Alle 10 circa ripartiamo per andare a Pamukkale, lasciando definitivamente la Cappadocia. Sono circa 5 ore di autobus, 400 km di distanza. Tra una sosta e l’altra arriviamo verso le 16. A Pamukkale le attrazioni da vedere sono due. La prima sono le formazioni di travertino di colore bianco in cui si può camminare a piedi scalzi e immergersi nelle calde acque termali provenienti dalla montagna bianca sovrastante, che viene chiamata “ castello di cotone” (infatti pamuk in turco vuol dire cotone). Nella stessa location, si trova anche il sito archeologico di Hierapolis, Patrimonio dell’Umanità dell’UNESCO. Entriamo dall’ingresso meridionale e iniziamo con la visita alle rovine di quest’ultimo, fondato intorno al 190 AC da Emanuele II di pergamo. Prosperò sia sotto i romani che i bizantini. Tuttavia i numerosi terremoti terminarono con la completa distruzione della città nel 1334. La parte che più ci lascia senza fiato è il teatro romano che ricorda l’Arena di Verona. Prima di proseguire verso l’ingresso settentrionale dove ci aspetta l’autista, passiamo un paio d’ore a rilassarci nelle vasche d’acqua termale.

Museo di Mevlana
Pamukkale
Hierapolis
Pamukkale

GIORNO 6 - Pamukkale, Afrodisia, Efeso Izmir

Alle 8,30 partiamo da Pamukkale e raggiungiamo il sito archeologico di Afrodisia alle 10,00. Al parcheggio ci viene a prendere un trattorino che ci porta fino all’ingresso del sito. Afrodisia era una prospera città, famosa ai tempi dei Romani per il Tempio di Afrodite. I suoi monumenti sono ben preservati rendendola uno dei siti archeologici più importanti della Turchia. I primi insediamenti risalgono al 5000 AC. Dal VI secolo il Tempio di Afrodite divenne meta di pellegrinaggio, tuttavia rimase un villaggio fino al II o I secolo AC, quando venne ripianificata con una popolazione di 15000 abitanti. L’imperatore romano Augusto prese Afrodisia sotto il suo controllo personale alla fine del I AC. La planimetria della città era centrata attorno al tempio di Afrodite e al Teatro, con due grandi piazze colonnate tra di loro. Lo stadio, nella parte settentrionale della città, è il migliore conservato tra quelli antichi. Afrodisia divenne capitale della provincia romana di Caria alla fine del III DC e fu fortificata per la prima volta a metà del IV secolo. La città prosperò per tutto il VI secolo, quando il Tempio di Afrodite fu convertito in chiesa cristiana. Nel Medioevo fu una piccola città, alla fine abbandonata nel XII secolo. 

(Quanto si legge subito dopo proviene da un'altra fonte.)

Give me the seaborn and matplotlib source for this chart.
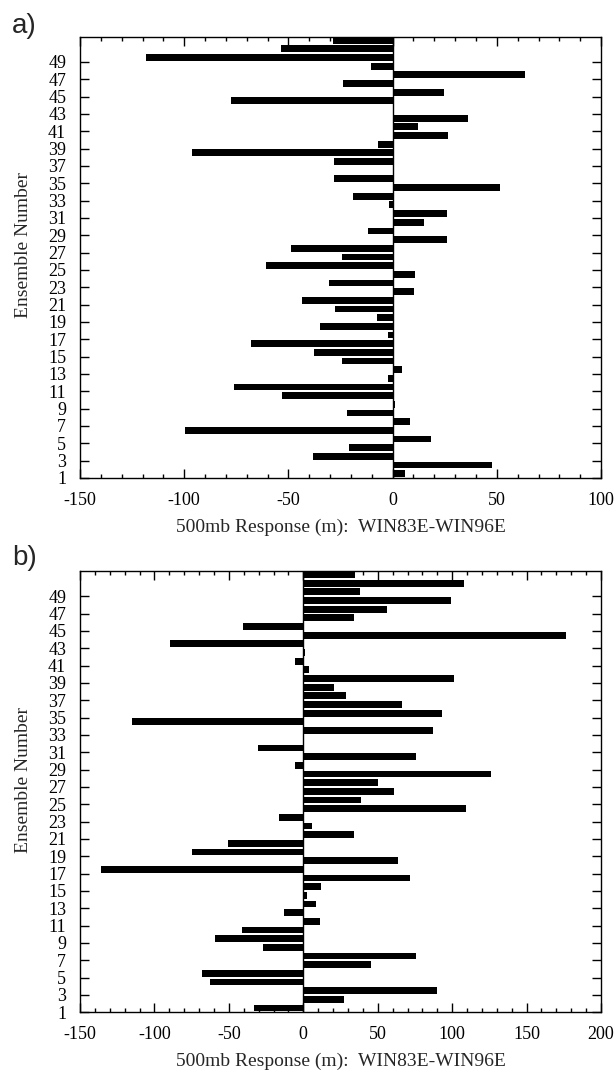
import numpy as np
import pandas as pd
import seaborn as sns
import matplotlib
import matplotlib.pyplot as plt
from matplotlib.ticker import MultipleLocator

matplotlib.use("Agg")

# ensemble members, bottom (1) to top (51)
ensemble = list(range(1, 52))

# panel a) 500mb response (m), ensemble 1..51
resp_a = [6.1, 47.9, -38.1, -20.8, 18.5, -99.8, 8.4, -21.9, 1.0, -53.3,
          -76.3, -2.0, 4.4, -24.3, -37.5, -67.8, -2.3, -34.9, -7.6, -27.5,
          -43.5, 10.4, -30.4, 10.8, -60.6, -24.3, -48.8, 25.9, -11.6, 15.2,
          26.1, -1.6, -19.2, 51.6, -28.1, 0.5, -28.1, -96.2, -7.0, 26.6,
          12.3, 36.2, 0.0, -77.4, 24.6, -23.8, 63.3, -10.4, -118.4, -53.7,
          -28.5]

# panel b) 500mb response (m), ensemble 1..51
resp_b = [-33.3, 27.2, 89.9, -62.6, -67.9, 45.4, 75.7, -26.8, -59.2, -41.0,
          11.4, -13.1, 8.2, 2.2, 11.9, 72.0, -135.8, 63.8, -75.0, -50.5,
          34.3, 6.1, -16.0, 109.6, 39.0, 61.2, 50.2, 126.2, -5.7, 75.9,
          -30.5, 0.4, 87.0, -115.2, 93.3, 66.4, 29.0, 20.6, 101.2, 4.0,
          -5.7, 0.9, -89.4, 176.2, -40.5, 34.0, 56.4, 99.1, 38.0, 108.0,
          34.8]

ytick_nums = list(range(1, 50, 2))
xticks_a = [-150, -100, -50, 0, 50, 100]
xticks_b = [-150, -100, -50, 0, 50, 100, 150, 200]
xlabel = "500mb Response (m):  WIN83E-WIN96E"
ylabel = "Ensemble Number"

sns.set_style("ticks")
plt.rcParams["font.family"] = ["Liberation Serif", "DejaVu Serif"]

fig = plt.figure(figsize=(6.16, 10.76), dpi=100)
ax_a = fig.add_axes([0.1299, 0.5558, 0.8458, 0.4101])
ax_b = fig.add_axes([0.1299, 0.0592, 0.8458, 0.4101])


def draw_panel(ax, resp, xticks):
    df = pd.DataFrame({"ens": ensemble, "resp": resp})
    sns.barplot(data=df, x="resp", y="ens", orient="h", native_scale=True,
                color="black", saturation=1, width=0.78, linewidth=0,
                errorbar=None, ax=ax)
    ax.axvline(0, color="black", lw=1.0, zorder=3)
    ax.set_xlim(xticks[0], xticks[-1])
    ax.set_ylim(0.5, 51.4)
    ax.set_xticks(xticks)
    ax.set_xticklabels([str(t) for t in xticks])
    ax.xaxis.set_minor_locator(MultipleLocator(10))
    # tick k sits just below bar k
    ax.set_yticks([k - 0.5 for k in ytick_nums])
    ax.set_yticklabels([str(k) for k in ytick_nums])
    ax.tick_params(axis="both", which="both", direction="in",
                   top=True, right=True, width=1.0, colors="black",
                   labelsize=13)
    ax.tick_params(axis="both", which="major", length=6.5, pad=10)
    ax.tick_params(axis="x", which="minor", length=3)
    for sp in ax.spines.values():
        sp.set_visible(True)
        sp.set_linewidth(1.0)
        sp.set_color("black")
    ax.set_xlabel(xlabel, fontsize=14)
    ax.set_ylabel(ylabel, fontsize=14)
    ax.xaxis.set_label_coords(0.5, -0.092)
    ax.yaxis.set_label_coords(-0.092, 0.527)


draw_panel(ax_a, resp_a, xticks_a)
draw_panel(ax_b, resp_b, xticks_b)

fig.text(12 / 616, 1 - 33 / 1076, "a)", fontsize=20,
         family=["Liberation Sans", "DejaVu Sans"], va="baseline")
fig.text(12 / 616, 1 - 565 / 1076, "b)", fontsize=20,
         family=["Liberation Sans", "DejaVu Sans"], va="baseline")

fig.savefig("out.png", dpi=100)
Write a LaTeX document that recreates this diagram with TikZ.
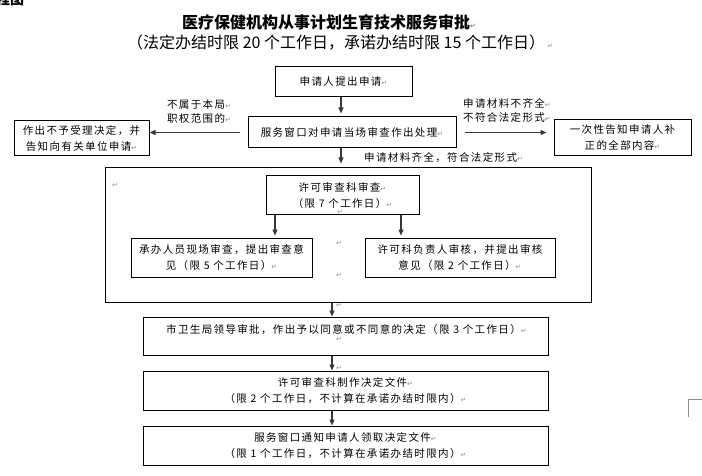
\documentclass[tikz,border=0pt]{standalone}
\usepackage{fontspec}
\setmainfont{Noto Sans CJK SC}
\newfontfamily\cjkb[LetterSpace=13]{Noto Sans CJK SC}
\newfontfamily\djv{DejaVu Sans}
\usetikzlibrary{arrows.meta}
\definecolor{rgray}{RGB}{140,140,140}
\definecolor{arrgray}{RGB}{55,55,55}
\newcommand\rmk{{\djv\fontsize{7}{7}\selectfont\color{rgray}↵}}
\tikzset{
  box/.style={draw=black, line width=1pt, inner sep=0pt, align=center,
    font=\cjkb\fontsize{10.5}{16}\selectfont},
  lbl/.style={inner sep=0pt, align=center, font=\cjkb\fontsize{10.5}{14}\selectfont},
  mk/.style={inner sep=0pt, font=\djv\fontsize{7}{7}\selectfont, text=rgray},
  arr/.style={draw=arrgray, line width=1.2pt, -{Triangle[length=6pt,width=5pt]}},
}
\begin{document}
\begin{tikzpicture}[x=1pt,y=-1pt]
\useasboundingbox (0,0) rectangle (702,476);
% header
\node[anchor=base west, inner sep=0pt, font=\bfseries\fontsize{14}{14}\selectfont] (hdr) at (-4,5) {程图};
\node[anchor=west, inner sep=0pt, font=\bfseries\fontsize{16}{18}\selectfont] (title) at (182,22) {医疗保健机构从事计划生育技术服务审批\rmk};
\node[anchor=west, inner sep=0pt, font=\fontsize{16}{18}\selectfont] (sub) at (127,43) {（法定办结时限 20 个工作日，承诺办结时限 15 个工作日）\,\rmk};
% top boxes
\node[box, minimum width=137pt, minimum height=30pt] (apply) at (343.5,82) {申请人提出申请\rmk};
\node[box, minimum width=208pt, minimum height=31pt] (window) at (352,132.5) {服务窗口对申请当场审查作出处理\rmk};
\node[box, minimum width=135pt, minimum height=35pt] (reject) at (81.5,138.5) {作出不予受理决定，并\\告知向有关单位申请\rmk};
\node[box, minimum width=137pt, minimum height=36pt] (notify) at (622.5,138) {一次性告知申请人补\\正的全部内容\rmk};
% labels
\node[lbl] (lbl1) at (199,111.5) {不属于本局\rmk\\职权范围的\rmk};
\node[lbl] (lbl2) at (507,110.5) {申请材料不齐全\rmk\\不符合法定形式\rmk};
\node[lbl, anchor=west] (lbl3) at (364,157.5) {申请材料齐全，符合法定形式\rmk};
% outer review box
\node[draw=black, line width=1pt, minimum width=486pt, minimum height=134pt, inner sep=0pt] (outer) at (348,235) {};
\node[mk] (m1) at (115,185) {↵};
\node[box, minimum width=153pt, minimum height=39pt] (review) at (342.5,195.5) {许可审查科审查\rmk\\（限 7 个工作日）\rmk};
\node[mk] (m2) at (340,212) {↵};
\node[box, minimum width=181pt, minimum height=39pt] (il) at (221.5,257.5) {承办人员现场审查，提出审查意\\见（限 5 个工作日）\rmk};
\node[box, minimum width=190pt, minimum height=39pt] (ir) at (460,257.5) {许可科负责人审核，并提出审核\\意见（限 2 个工作日）\rmk};
\node[mk] (m3) at (339,243) {↵};
\node[mk] (m4) at (339,275) {↵};
% bottom boxes
\node[mk] (m5) at (339,305) {↵};
\node[draw=black, line width=1pt, minimum width=405pt, minimum height=38pt, inner sep=0pt] (A) at (345.5,336) {};
\node[lbl, anchor=west] (Atxt) at (166,329.5) {市卫生局领导审批，作出予以同意或不同意的决定（限 3 个工作日）\rmk};
\node[mk] (m6) at (339,339) {↵};
\node[mk] (m7) at (339,368) {↵};
\node[box, minimum width=405pt, minimum height=39pt] (B) at (345.5,390.5) {许可审查科制作决定文件\rmk\\（限 2 个工作日，不计算在承诺办结时限内）\rmk};
\node[box, minimum width=405pt, minimum height=39pt] (C) at (345.5,445.5) {服务窗口通知申请人领取决定文件\rmk\\（限 1 个工作日，不计算在承诺办结时限内）\rmk};
% connectors
\draw[arr, shorten >=3pt] ([xshift=-2.5pt]apply.south) -- ([xshift=-2.5pt]apply.south |- window.north);
\draw[arr, shorten >=4pt] ([xshift=-2.5pt]apply.south |- window.south) -- ([xshift=-2.5pt]apply.south |- outer.north);
\draw[arr, shorten <=8pt] (window.west) -- (window.west -| reject.east);
\draw[arr, shorten <=8pt, shorten >=7pt] (window.east) -- (window.east -| notify.west);
\draw[arr, shorten >=2pt] ([xshift=-67.5pt]review.south) -- ([xshift=-67.5pt]review.south |- il.north);
\draw[arr, shorten >=2pt] ([xshift=58.5pt]review.south) -- ([xshift=58.5pt]review.south |- ir.north);
\draw[arr] ([xshift=-16pt]outer.south) -- ([xshift=-16pt]outer.south |- A.north);
\draw[arr] ([xshift=-13.5pt]A.south) -- ([xshift=-13.5pt]A.south |- B.north);
\draw[arr] ([xshift=-13.5pt]B.south) -- ([xshift=-13.5pt]B.south |- C.north);
% page corner mark
\draw[rgray, line width=1pt] (688,417) -- (688,399) -- (702,399);
\end{tikzpicture}
\end{document}
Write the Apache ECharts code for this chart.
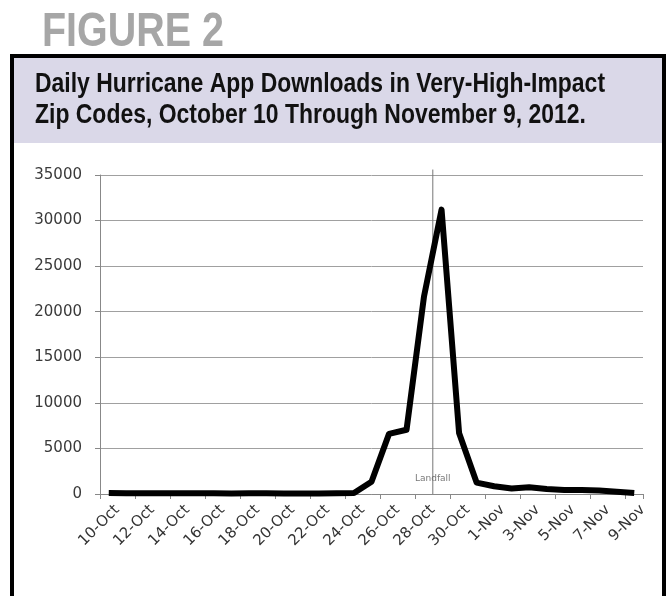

Dopo la visita pranziamo e alle 16.30 ci dirigiamo ad Efeso dove prendiamo una guida inglese per la visita del sito archeologico che dura due ore e mezza. Arriviamo ad Izmir alle 20. Il tempo di cambiarci e siamo di nuovo in giro per trascorrere l’ultima serata della vacanza in un locale lungo la costa.

Afrodisia
Efeso
Afrodisia
Efeso

GIORNO 7 - Rientro in Italia

Ritorniamo in albergo che ormai è mattina; il gruppo di Bergamo parte con il transfert alle 5.30, mentre quello di Roma alle 6.30. Ci salutiamo e ci abbracciamo arricchiti da questa nuova esperienza di viaggio. Quando sono in Italia mi arriva un messaggio, è Cetin che scrive “Elisa tesoro un abbraccio forte e buona vita. Sei nel cuore.” Mi siedo e penso che ogni viaggio lascia un segno. In questo caso è lo sguardo di due persone che fissandosi negli occhi sono state accomunate da un’unione profonda che trascende ogni differenza di religione, storia, cultura. E’ lo sguardo di due persone che sanno di aver condiviso in qualche modo lo stesso pizzico di gioia e di dolore. Sospiro e mi domando cosa mi aspetterà al prossimo viaggio.